(INPUT MATERIAL)

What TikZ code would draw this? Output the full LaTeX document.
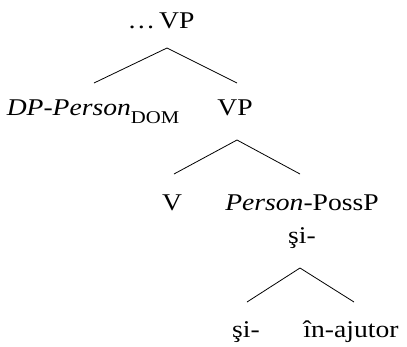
\documentclass[tikz,border=0pt]{standalone}
\usepackage{fontspec}
\setmainfont[FakeStretch=1.15]{Liberation Serif}
\begin{document}
\begin{tikzpicture}[x=1pt,y=-1pt,
  lbl/.style={anchor=base,inner sep=0pt,font=\fontsize{24}{27}\selectfont},
  branch/.style={line width=0.8pt,black}]
\useasboundingbox (0,0) rectangle (407,346);
\node[lbl] (top) at (161,28) {…\,VP};
\node[lbl] (dp) at (93,115) {\textit{DP-Person}\raisebox{-8pt}{\fontsize{18}{19}\selectfont DOM}};
\node[lbl] (vp) at (235,115) {VP};
\node[lbl] (v) at (172,210) {V};
\node[lbl] (poss) at (302,210) {\textit{Person}-PossP};
\node[lbl] (si) at (302,243) {şi-};
\node[lbl] (si2) at (246,337) {şi-};
\node[lbl] (aj) at (351,337) {în-ajutor};
\draw[branch] ([xshift=1pt,yshift=32pt]dp.base) -- ([xshift=6pt,yshift=-20pt]top.base) -- ([xshift=2pt,yshift=32pt]vp.base);
\draw[branch] ([xshift=2pt,yshift=36pt]v.base) -- ([xshift=2pt,yshift=-25pt]vp.base) -- ([xshift=-2pt,yshift=36pt]poss.base);
\draw[branch] ([xshift=1pt,yshift=35pt]si2.base) -- ([xshift=-2pt,yshift=-25pt]si.base) -- ([xshift=3pt,yshift=35pt]aj.base);
\end{tikzpicture}
\end{document}
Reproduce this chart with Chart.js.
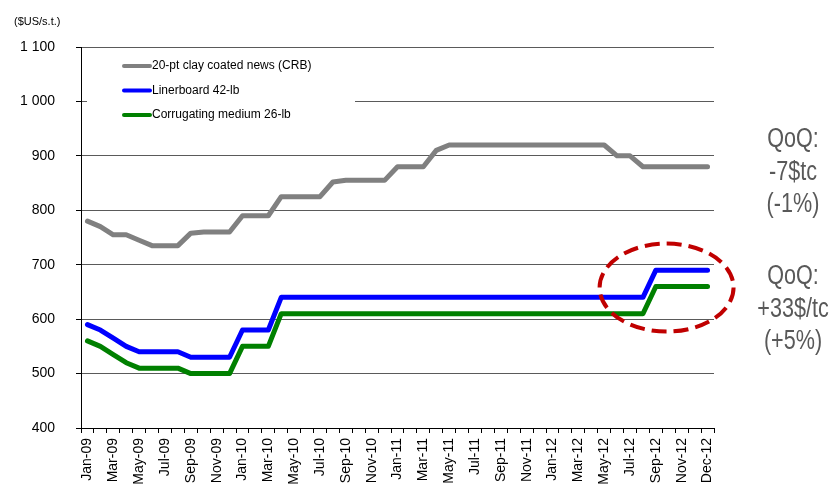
<!DOCTYPE html>
<html>
<head>
<meta charset="utf-8">
<script src="https://cdn.jsdelivr.net/npm/chart.js@4.4.1/dist/chart.umd.min.js"></script>
<style>
  body { margin: 0; background: #fff; }
</style>
</head>
<body>
<canvas id="price-chart" width="833" height="485"></canvas>
<script>
// labels shown on the x axis (every other month)
var tickLabels = ['Jan-09', 'Mar-09', 'May-09', 'Jul-09', 'Sep-09', 'Nov-09',
                  'Jan-10', 'Mar-10', 'May-10', 'Jul-10', 'Sep-10', 'Nov-10',
                  'Jan-11', 'Mar-11', 'May-11', 'Jul-11', 'Sep-11', 'Nov-11',
                  'Jan-12', 'Mar-12', 'May-12', 'Jul-12', 'Sep-12', 'Nov-12', 'Dec-12'];

var seriesNames = ['20-pt clay coated news (CRB)', 'Linerboard 42-lb', 'Corrugating medium 26-lb'];
var seriesColors = ['#808080', '#0000ff', '#008000'];

// $US/s.t., monthly
var crbValues = [780, 770, 755, 755, 745, 735, 735, 735, 758, 760, 760, 760,
                 790, 790, 790, 825, 825, 825, 825, 852, 855, 855, 855, 855,
                 880, 880, 880, 910, 920, 920, 920, 920, 920, 920, 920, 920,
                 920, 920, 920, 920, 920, 900, 900, 880, 880, 880, 880, 880, 880];
var linerboardValues = [590, 580, 565, 550, 540, 540, 540, 540, 530, 530, 530, 530,
                        580, 580, 580, 640, 640, 640, 640, 640, 640, 640, 640, 640,
                        640, 640, 640, 640, 640, 640, 640, 640, 640, 640, 640, 640,
                        640, 640, 640, 640, 640, 640, 640, 640, 690, 690, 690, 690, 690];
var mediumValues = [560, 550, 535, 520, 510, 510, 510, 510, 500, 500, 500, 500,
                    550, 550, 550, 610, 610, 610, 610, 610, 610, 610, 610, 610,
                    610, 610, 610, 610, 610, 610, 610, 610, 610, 610, 610, 610,
                    610, 610, 610, 610, 610, 610, 610, 610, 660, 660, 660, 660, 660];

var unitLabel = '($US/s.t.)';
var qoqNotes = [['QoQ:', '-7$tc', '(-1%)'], ['QoQ:', '+33$/tc', '(+5%)']];

// one category per month, only every other one gets a label
var categories = [];
tickLabels.forEach(function(t, i) {
    categories.push(t);
    if (i < tickLabels.length - 1) categories.push('');
});

var seriesValues = [crbValues, linerboardValues, mediumValues];

var overlayPlugin = {
    id: 'overlay',
    afterDatasetsDraw: function(chart) {
        var ctx = chart.ctx;
        var xs = chart.scales.x, ys = chart.scales.y;
        ctx.save();

        // legend inside the plot
        ctx.fillStyle = '#fff';
        ctx.fillRect(87, 54, 268, 72);
        chart.data.datasets.forEach(function(ds, i) {
            var y = 66 + i * 24.5;
            ctx.strokeStyle = ds.borderColor;
            ctx.lineWidth = 4;
            ctx.lineCap = 'round';
            ctx.beginPath();
            ctx.moveTo(124, y);
            ctx.lineTo(150, y);
            ctx.stroke();
            ctx.fillStyle = '#000';
            ctx.font = '12px "Liberation Sans", Arial, sans-serif';
            ctx.textBaseline = 'middle';
            ctx.textAlign = 'left';
            ctx.fillText(ds.label, 152, y);
        });

        // red dashed ring round the last step
        var cx = xs.getPixelForValue(44.83);
        var cy = ys.getPixelForValue(658);
        ctx.strokeStyle = '#c00000';
        ctx.lineWidth = 4;
        ctx.lineCap = 'butt';
        ctx.setLineDash([15, 7]);
        ctx.beginPath();
        ctx.ellipse(cx, cy, 67, 44, 0, 0, Math.PI * 2);
        ctx.stroke();
        ctx.setLineDash([]);

        // unit
        ctx.fillStyle = '#000';
        ctx.font = '11px "Liberation Sans", Arial, sans-serif';
        ctx.textAlign = 'left';
        ctx.fillText(unitLabel, 14, 22);

        // QoQ notes on the right
        var tops = [140, 277];
        ctx.fillStyle = '#595959';
        ctx.font = '27px "Liberation Sans", Arial, sans-serif';
        ctx.textAlign = 'center';
        qoqNotes.forEach(function(lines, k) {
            lines.forEach(function(txt, j) {
                ctx.save();
                ctx.translate(793, tops[k] + j * 32.5);
                ctx.scale(0.8, 1);
                ctx.fillText(txt, 0, 0);
                ctx.restore();
            });
        });
        ctx.restore();
    }
};

var chart = new Chart(document.getElementById('price-chart'), {
    type: 'line',
    data: {
        labels: categories,
        datasets: seriesNames.map(function(name, i) {
            return {
                label: name,
                data: seriesValues[i],
                borderColor: seriesColors[i],
                backgroundColor: seriesColors[i],
                borderWidth: 5,
                borderCapStyle: 'round',
                borderJoinStyle: 'round',
                pointRadius: 0,
                tension: 0,
                fill: false
            };
        })
    },
    options: {
        responsive: false,
        animation: false,
        layout: { padding: { top: 47, right: 119, left: 0, bottom: 0 } },
        plugins: {
            legend: { display: false },
            tooltip: { enabled: false }
        },
        scales: {
            x: {
                offset: true,
                border: { color: '#000', width: 1 },
                grid: {
                    offset: true,
                    drawOnChartArea: false,
                    drawTicks: true,
                    tickLength: 5,
                    tickColor: '#000'
                },
                ticks: {
                    autoSkip: false,
                    minRotation: 90,
                    maxRotation: 90,
                    padding: 5,
                    color: '#000',
                    font: { family: '"Liberation Sans", Arial, sans-serif', size: 14 }
                },
                afterFit: function(scale) { scale.height = 57; }
            },
            y: {
                min: 400,
                max: 1100,
                border: { color: '#000', width: 1 },
                grid: {
                    color: '#5a5a5a',
                    tickColor: '#000',
                    tickLength: 5
                },
                ticks: {
                    stepSize: 100,
                    padding: 21,
                    color: '#000',
                    font: { family: '"Liberation Sans", Arial, sans-serif', size: 14 },
                    callback: function(v) {
                        return String(v).replace(/\B(?=(\d{3})+(?!\d))/g, ' ');
                    }
                },
                afterFit: function(scale) { scale.width = 81; }
            }
        }
    },
    plugins: [overlayPlugin]
});
</script>
</body>
</html>
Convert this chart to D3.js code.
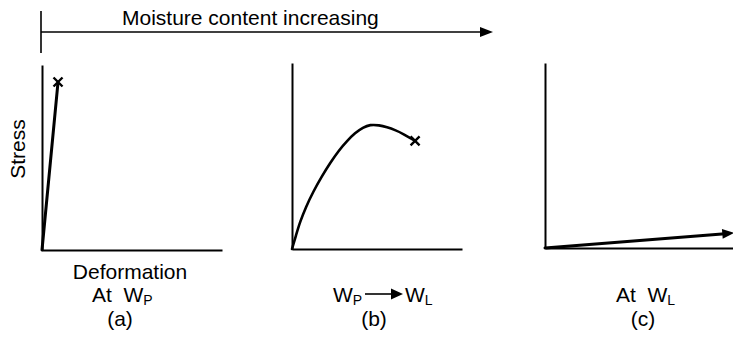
<!DOCTYPE html>
<html>
<head>
<meta charset="utf-8">
<script src="https://cdn.jsdelivr.net/npm/d3@7"></script>
<style>
  html, body { margin: 0; padding: 0; background: #fff; }
  svg { display: block; }
  text { font-family: "Liberation Sans", Arial, Helvetica, sans-serif; fill: #000; }
</style>
</head>
<body>
<svg id="chart" width="733" height="340"></svg>
<script>
// ---- Data (schematic stress–deformation curves, arbitrary units 0..10) ----
const panelIds = ["a", "b", "c"];
const panelCaptions = ["(a)", "(b)", "(c)"];
const stressLabel = "Stress";
const deformationLabel = "Deformation";
const topLabel = "Moisture content increasing";

// (a) At plastic limit: stiff, brittle failure
const curveA = [[0, 0], [0.89, 9.08]];
// (b) Between plastic and liquid limit: peak then failure
const curveB = [[0, 0], [0.24, 0.75], [0.47, 1.45], [0.82, 2.26], [1.24, 3.07], [1.77, 3.93],
                [2.24, 4.62], [2.77, 5.32], [3.24, 5.81], [3.71, 6.24], [4.18, 6.53],
                [4.59, 6.69], [5.12, 6.66], [5.59, 6.55], [6.06, 6.40], [6.53, 6.20], [7.24, 5.81]];
// (c) At liquid limit: very low stress, continuing flow
const curveC = [[0, 0], [9.75, 0.79]];

const curves = [curveA, curveB, curveC];
const endMarks = ["x", "x", "arrow"];

// ---- Layout ----
const svg = d3.select("#chart");
const panels = [
  { x0: 42,  x1: 222, y0: 250, y1: 65 },
  { x0: 292, x1: 462, y0: 249, y1: 63 },
  { x0: 545, x1: 733, y0: 248, y1: 63 }
];

// Top "moisture content increasing" arrow
svg.append("line").attr("x1", 41).attr("x2", 41).attr("y1", 11).attr("y2", 53)
  .attr("stroke", "#000").attr("stroke-width", 1.6);
svg.append("line").attr("x1", 41).attr("x2", 482).attr("y1", 32).attr("y2", 32)
  .attr("stroke", "#000").attr("stroke-width", 1.6);
svg.append("path").attr("d", "M480,27 L493,32 L480,37 Z").attr("fill", "#000");
svg.append("text").attr("x", 122).attr("y", 25).attr("font-size", 21).text(topLabel);

// Stress label
svg.append("text")
  .attr("transform", "translate(25,149) rotate(-90)")
  .attr("text-anchor", "middle").attr("font-size", 21).text(stressLabel);

panels.forEach((p, i) => {
  const x = d3.scaleLinear().domain([0, 10]).range([p.x0, p.x1]);
  const y = d3.scaleLinear().domain([0, 10]).range([p.y0, p.y1]);
  const g = svg.append("g");

  const xAxis = g.append("g").attr("transform", `translate(0,${p.y0})`)
    .call(d3.axisBottom(x).ticks(0).tickSize(0).tickSizeOuter(0));
  const yAxis = g.append("g").attr("transform", `translate(${p.x0},0)`)
    .call(d3.axisLeft(y).ticks(0).tickSize(0).tickSizeOuter(0));
  [xAxis, yAxis].forEach(ax => {
    ax.selectAll("text").remove();
    ax.select(".domain").attr("stroke", "#000").attr("stroke-width", 2);
  });

  const data = curves[i];
  const line = d3.line().x(d => x(d[0])).y(d => y(d[1]))
    .curve(data.length > 2 ? d3.curveBasis : d3.curveLinear);
  g.append("path").datum(data).attr("d", line)
    .attr("fill", "none").attr("stroke", "#000")
    .attr("stroke-width", i === 1 ? 2.6 : 3).attr("stroke-linecap", "round");

  const end = data[data.length - 1];
  const ex = x(end[0]), ey = y(end[1]);
  if (endMarks[i] === "x") {
    const s = 4.5;
    g.append("path")
      .attr("d", `M${ex - s},${ey - s} L${ex + s},${ey + s} M${ex - s},${ey + s} L${ex + s},${ey - s}`)
      .attr("stroke", "#000").attr("stroke-width", 2.4).attr("fill", "none");
  } else {
    const prev = data[data.length - 2];
    const ang = Math.atan2(ey - y(prev[1]), ex - x(prev[0]));
    g.append("path")
      .attr("d", "M-6,-5 L6,0 L-6,5 Z")
      .attr("transform", `translate(${ex},${ey}) rotate(${ang * 180 / Math.PI})`)
      .attr("fill", "#000");
  }
});

// Captions under panels
// (a)
svg.append("text").attr("x", 130).attr("y", 279).attr("text-anchor", "middle")
  .attr("font-size", 21).text(deformationLabel);
const ta = svg.append("text").attr("x", 92).attr("y", 302).attr("font-size", 21);
ta.append("tspan").text("At\u00a0\u00a0W");
ta.append("tspan").attr("font-size", 14).attr("dy", 3).text("P");

// (b)
const tb1 = svg.append("text").attr("x", 333).attr("y", 302).attr("font-size", 21);
tb1.append("tspan").text("W");
tb1.append("tspan").attr("font-size", 14).attr("dy", 3).text("P");
svg.append("line").attr("x1", 365).attr("x2", 394).attr("y1", 294).attr("y2", 294)
  .attr("stroke", "#000").attr("stroke-width", 1.6);
svg.append("path").attr("d", "M391,288.5 L403,294 L391,299.5 Z").attr("fill", "#000");
const tb2 = svg.append("text").attr("x", 405).attr("y", 302).attr("font-size", 21);
tb2.append("tspan").text("W");
tb2.append("tspan").attr("font-size", 14).attr("dy", 3).text("L");

// (c)
const tc = svg.append("text").attr("x", 616).attr("y", 302).attr("font-size", 21);
tc.append("tspan").text("At\u00a0\u00a0W");
tc.append("tspan").attr("font-size", 14).attr("dy", 3).text("L");

const capX = [120, 374, 643];
panelCaptions.forEach((c, i) => {
  svg.append("text").attr("x", capX[i]).attr("y", 326).attr("text-anchor", "middle")
    .attr("font-size", 21).text(c);
});
</script>
</body>
</html>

(WHAT IS REQUIRED)
Above are some records; extract exactly the lines from the one containing "Reproduce this chart with Chart.js." through the one containing "var seriesColors = ['#808080', '#0000ff', '#008000'];" and drop the pictures.

(REPLY)
Reproduce this chart with Chart.js.
<!DOCTYPE html>
<html>
<head>
<meta charset="utf-8">
<script src="https://cdn.jsdelivr.net/npm/chart.js@4.4.1/dist/chart.umd.min.js"></script>
<style>
  body { margin: 0; background: #fff; }
</style>
</head>
<body>
<canvas id="price-chart" width="833" height="485"></canvas>
<script>
// labels shown on the x axis (every other month)
var tickLabels = ['Jan-09', 'Mar-09', 'May-09', 'Jul-09', 'Sep-09', 'Nov-09',
                  'Jan-10', 'Mar-10', 'May-10', 'Jul-10', 'Sep-10', 'Nov-10',
                  'Jan-11', 'Mar-11', 'May-11', 'Jul-11', 'Sep-11', 'Nov-11',
                  'Jan-12', 'Mar-12', 'May-12', 'Jul-12', 'Sep-12', 'Nov-12', 'Dec-12'];

var seriesNames = ['20-pt clay coated news (CRB)', 'Linerboard 42-lb', 'Corrugating medium 26-lb'];
var seriesColors = ['#808080', '#0000ff', '#008000'];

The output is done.